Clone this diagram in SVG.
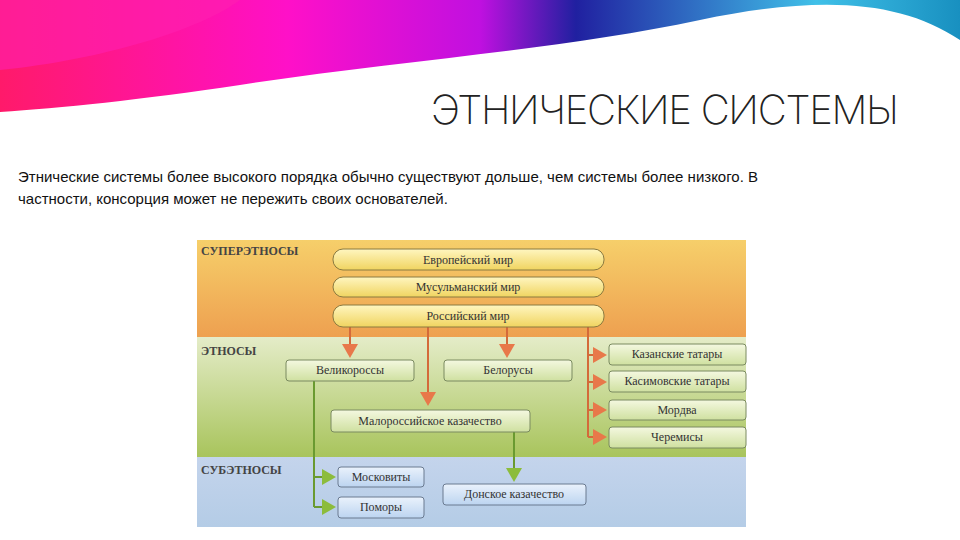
<svg xmlns="http://www.w3.org/2000/svg" width="960" height="540" viewBox="0 0 960 540">
<defs>
<linearGradient id="sw" x1="0" y1="0" x2="1" y2="0"><stop offset="0" stop-color="#ff1a6a"/><stop offset="0.3" stop-color="#ff10c8"/><stop offset="0.5" stop-color="#c010e0"/><stop offset="0.6" stop-color="#2020a0"/><stop offset="0.85" stop-color="#40c0e8"/><stop offset="1" stop-color="#1890c0"/></linearGradient>
<linearGradient id="g1" x1="0" y1="0" x2="0" y2="1"><stop offset="0" stop-color="#f6cf6a"/><stop offset="1" stop-color="#eea050"/></linearGradient>
<linearGradient id="g2" x1="0" y1="0" x2="0" y2="1"><stop offset="0" stop-color="#e4ecc8"/><stop offset="1" stop-color="#a8c45c"/></linearGradient>
<linearGradient id="g3" x1="0" y1="0" x2="0" y2="1"><stop offset="0" stop-color="#c4d4ec"/><stop offset="1" stop-color="#b4cce6"/></linearGradient>
<linearGradient id="pill" x1="0" y1="0" x2="0" y2="1"><stop offset="0" stop-color="#fff6c0"/><stop offset="1" stop-color="#f0d460"/></linearGradient>
<linearGradient id="gb" x1="0" y1="0" x2="0" y2="1"><stop offset="0" stop-color="#f4f8e0"/><stop offset="1" stop-color="#cfe0a0"/></linearGradient>
<linearGradient id="bb" x1="0" y1="0" x2="0" y2="1"><stop offset="0" stop-color="#eaf2fc"/><stop offset="1" stop-color="#bcd4f0"/></linearGradient>
<marker id="ao" markerWidth="7" markerHeight="8" refX="3" refY="4" orient="auto" markerUnits="strokeWidth"><path d="M0,0 L7,4 L0,8 Z" fill="#e8784a"/></marker>
<marker id="ag" markerWidth="7" markerHeight="8" refX="3" refY="4" orient="auto" markerUnits="strokeWidth"><path d="M0,0 L7,4 L0,8 Z" fill="#8cbc3c"/></marker>
</defs>
<style>
.t{font-family:"Liberation Serif",serif;font-size:12px;fill:#333;text-anchor:middle}
.h{font-family:"Liberation Serif",serif;font-size:12px;font-weight:bold;fill:#444}
.p{fill:url(#pill);stroke:#8a7a40;stroke-width:1}
.g{fill:url(#gb);stroke:#7a8a60;stroke-width:1}
.b{fill:url(#bb);stroke:#6a7a90;stroke-width:1}
.o{stroke:#d46a3a;stroke-width:2;fill:none}
.gr{stroke:#6a9a30;stroke-width:2;fill:none}
</style>
<rect width="960" height="540" fill="#fff"/>
<path d="M0,0 L960,0 L960,40 C900,0 820,-5 700,20 C560,50 400,60 240,85 C140,100 60,108 0,112 Z" fill="url(#sw)"/>
<path d="M0,0 L240,0 C200,30 100,60 0,70 Z" fill="#ff20b0" opacity="0.6"/>
<text x="665" y="124" font-family="Inter, sans-serif" font-size="40" font-weight="200" fill="#222" text-anchor="middle" textLength="468">ЭТНИЧЕСКИЕ СИСТЕМЫ</text>
<text font-family="Liberation Sans, sans-serif" font-size="15" fill="#111"><tspan x="18" y="182">Этнические системы более высокого порядка обычно существуют дольше, чем системы более низкого. В</tspan><tspan x="18" y="204">частности, консорция может не пережить своих основателей.</tspan></text>
<g id="bands">
<rect x="197" y="240" width="549" height="97" fill="url(#g1)"/>
<rect x="197" y="337" width="549" height="120" fill="url(#g2)"/>
<rect x="197" y="457" width="549" height="70" fill="url(#g3)"/>
<text class="h" x="201" y="255">СУПЕРЭТНОСЫ</text>
<text class="h" x="201" y="355">ЭТНОСЫ</text>
<text class="h" x="201" y="474">СУБЭТНОСЫ</text>
</g>
<g id="connectors">
<path class="o" d="M350,327 V350" marker-end="url(#ao)"/>
<path class="o" d="M428,327 V398" marker-end="url(#ao)"/>
<path class="o" d="M507,327 V350" marker-end="url(#ao)"/>
<path class="o" d="M588,327 V437"/>
<path class="o" d="M588,355 H599" marker-end="url(#ao)"/>
<path class="o" d="M588,382 H599" marker-end="url(#ao)"/>
<path class="o" d="M588,410 H599" marker-end="url(#ao)"/>
<path class="o" d="M588,437 H599" marker-end="url(#ao)"/>
<path class="gr" d="M314,381 V507"/>
<path class="gr" d="M314,477 H328" marker-end="url(#ag)"/>
<path class="gr" d="M314,507 H328" marker-end="url(#ag)"/>
<path class="gr" d="M514,432 V474" marker-end="url(#ag)"/>
</g>
<g id="n-evr"><rect class="p" x="333" y="249" width="271" height="21" rx="10"/><text class="t" x="468" y="264">Европейский мир</text></g>
<g id="n-mus"><rect class="p" x="333" y="277" width="271" height="20" rx="10"/><text class="t" x="468" y="291">Мусульманский мир</text></g>
<g id="n-ros"><rect class="p" x="333" y="305" width="271" height="22" rx="10"/><text class="t" x="468" y="320">Российский мир</text></g>
<g id="n-vel"><rect class="g" x="286" y="360" width="128" height="21" rx="3"/><text class="t" x="350" y="374">Великороссы</text></g>
<g id="n-bel"><rect class="g" x="444" y="360" width="128" height="21" rx="3"/><text class="t" x="508" y="374">Белорусы</text></g>
<g id="n-mal"><rect class="g" x="331" y="410" width="199" height="22" rx="3"/><text class="t" x="430" y="425">Малороссийское казачество</text></g>
<g id="n-kaz"><rect class="g" x="609" y="344" width="137" height="21" rx="3"/><text class="t" x="677" y="358">Казанские татары</text></g>
<g id="n-kas"><rect class="g" x="609" y="371" width="137" height="21" rx="3"/><text class="t" x="677" y="385">Касимовские татары</text></g>
<g id="n-mor"><rect class="g" x="609" y="400" width="137" height="20" rx="3"/><text class="t" x="677" y="414">Мордва</text></g>
<g id="n-che"><rect class="g" x="609" y="427" width="137" height="21" rx="3"/><text class="t" x="677" y="441">Черемисы</text></g>
<g id="n-mos"><rect class="b" x="338" y="467" width="86" height="20" rx="3"/><text class="t" x="381" y="481">Московиты</text></g>
<g id="n-pom"><rect class="b" x="338" y="497" width="86" height="21" rx="3"/><text class="t" x="381" y="511">Поморы</text></g>
<g id="n-don"><rect class="b" x="443" y="484" width="143" height="21" rx="3"/><text class="t" x="514" y="498">Донское казачество</text></g>
</svg>
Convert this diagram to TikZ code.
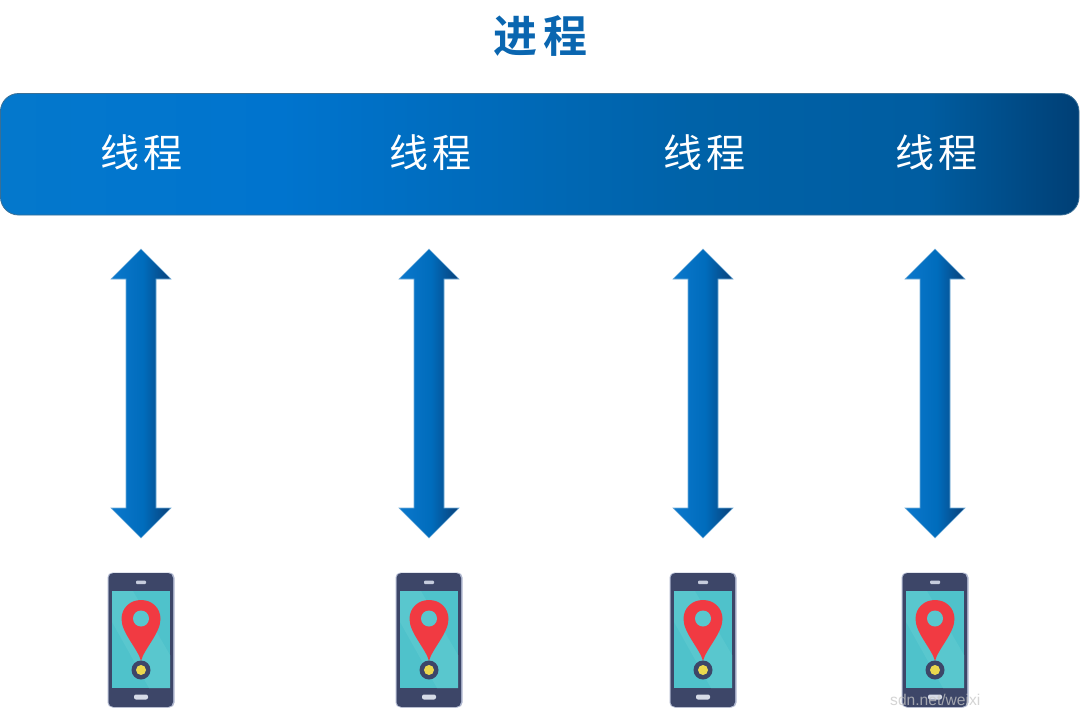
\documentclass[tikz,border=0pt]{standalone}
\usepackage{fontspec}
\newfontfamily\cjk{Noto Sans CJK SC}
\newfontfamily\cjkb{Noto Sans CJK SC Bold}
\newfontfamily\wmfont{Liberation Sans}
\definecolor{bandA}{HTML}{0478CC}
\definecolor{bandB}{HTML}{0074CE}
\definecolor{bandC}{HTML}{0062A8}
\definecolor{bandD}{HTML}{003F75}
\definecolor{arrA}{HTML}{0B78CC}
\definecolor{arrB}{HTML}{006CBC}
\definecolor{arrC}{HTML}{0A4078}
\definecolor{titleblue}{HTML}{0A66B0}
\definecolor{phonebody}{HTML}{3D4668}
\definecolor{phoneedge}{HTML}{AEB6CE}
\definecolor{screenA}{HTML}{4FC2CB}
\definecolor{screenB}{HTML}{59C7CE}
\definecolor{pinred}{HTML}{F13A42}
\definecolor{pinyellow}{HTML}{EBD84E}
\pgfdeclarehorizontalshading{bandshade}{100bp}{color(0bp)=(bandA); color(25bp)=(bandA); color(38bp)=(bandB); color(57bp)=(bandC); color(68bp)=(bandC!85!bandD); color(75bp)=(bandD); color(100bp)=(bandD)}
\pgfdeclarehorizontalshading{arrowshade}{100bp}{color(0bp)=(arrA); color(25bp)=(arrA); color(52bp)=(arrB); color(62bp)=(arrB!55!arrC); color(75bp)=(arrC); color(100bp)=(arrC)}
\tikzset{
  threadlabel/.style={font=\cjk\fontsize{39}{39}\selectfont, text=white, inner sep=0pt},
  titlelabel/.style={font=\cjkb\fontsize{44}{44}\selectfont, text=titleblue, inner sep=0pt},
  bandbox/.style={draw=bandC!55!gray, line width=0.8pt, rounded corners=18pt, shading=bandshade},
  blockarrow/.style={draw=arrB!55!white, line width=0.6pt, shading=arrowshade},
  watermark/.style={font=\wmfont\fontsize{15.6}{15.6}\selectfont, text=gray!45, opacity=0.75, inner sep=0pt},
}
\begin{document}
\begin{tikzpicture}[x=1pt,y=-1pt]
\useasboundingbox (0,0) rectangle (1080,718);
\fill[white] (0,0) rectangle (1080,718);
\node[titlelabel] (title) at (540.5,36) {进\hspace{6pt}程};
\path[bandbox] (0.5,93.5) rectangle (1079,215);
\foreach \i/\cx/\lx in {1/141/141.5, 2/429/430.5, 3/703/704.5, 4/935/936.5} {
  \node[threadlabel] (thread\i) at (\lx,153) {线\hspace{4pt}程};
  \begin{scope}[shift={(\cx,0)}]
    % double block arrow between thread and phone
    \coordinate (up\i) at (0,249);
    \coordinate (down\i) at (0,538);
    \path[blockarrow] (up\i) -- (30,279) -- (15,279) -- (15,508) -- (30,508)
      -- (down\i) -- (-30,508) -- (-15,508) -- (-15,279) -- (-30,279) -- cycle;
    % phone
    \coordinate (phone\i) at (0,640);
    \fill[phoneedge, rounded corners=5pt] (-33.5,572.5) rectangle (33.5,707.5);
    \fill[phonebody, rounded corners=5pt] (-32.5,573) rectangle (32,707);
    \fill[screenA] (-29,591) rectangle (29,688);
    \fill[screenB] (-29,591) -- (-8,591) -- (29,655) -- (29,688) -- (8,688) -- (-29,622) -- cycle;
    \fill[phoneedge!70!white, rounded corners=1pt] (-5,580.5) rectangle (5,584);
    \fill[phoneedge!50!white, rounded corners=2pt] (-7,694.5) rectangle (7,699.5);
    % map pin
    \fill[pinred] (0,661) .. controls (-3,649) and (-19.5,633) .. (-19.5,619)
      .. controls (-19.5,608) and (-11,600) .. (0,600)
      .. controls (11,600) and (19.5,608) .. (19.5,619)
      .. controls (19.5,633) and (3,649) .. (0,661) -- cycle;
    \fill[screenB] (0,618.5) circle[radius=8];
    \fill[phonebody] (0,670) circle[radius=9.5];
    \fill[pinyellow] (0,670) circle[radius=5];
  \end{scope}
}
\node[watermark, anchor=base west] (mark) at (890,705) {sdn.net/weixi};
\end{tikzpicture}
\end{document}
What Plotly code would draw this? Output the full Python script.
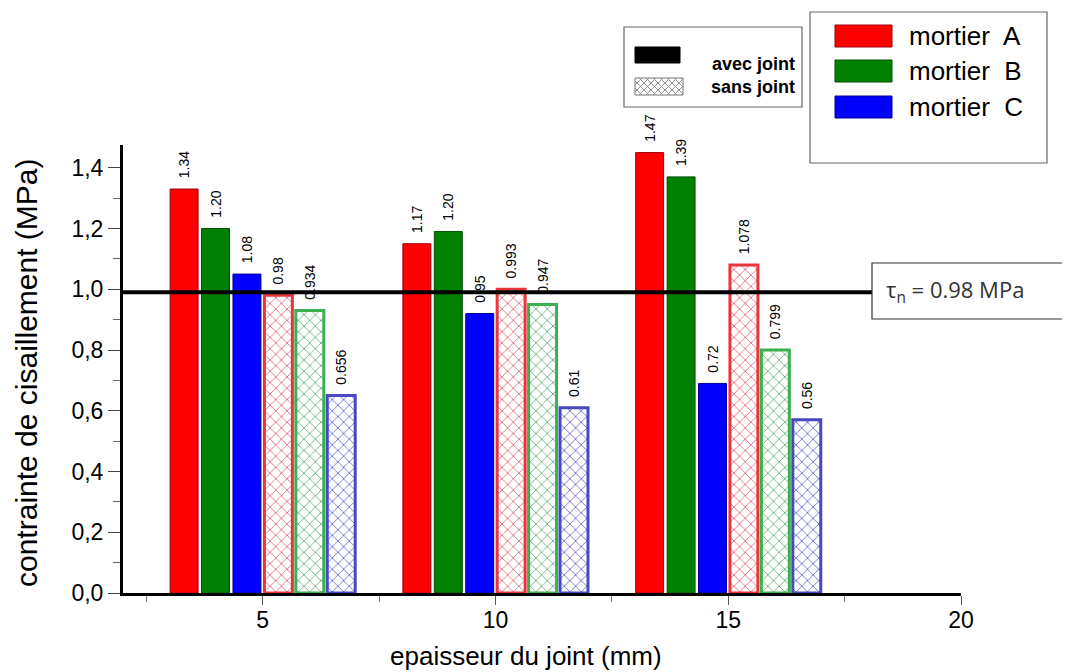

.....

What this task involves:
Copy every line of the material in which the word "draw" occurs.

Solution for this problem:
  bandbox/.style={draw=bandC!55!gray, line width=0.8pt, rounded corners=18pt, shading=bandshade},
  blockarrow/.style={draw=arrB!55!white, line width=0.6pt, shading=arrowshade},
What Plotly code would draw this? Output the full Python script.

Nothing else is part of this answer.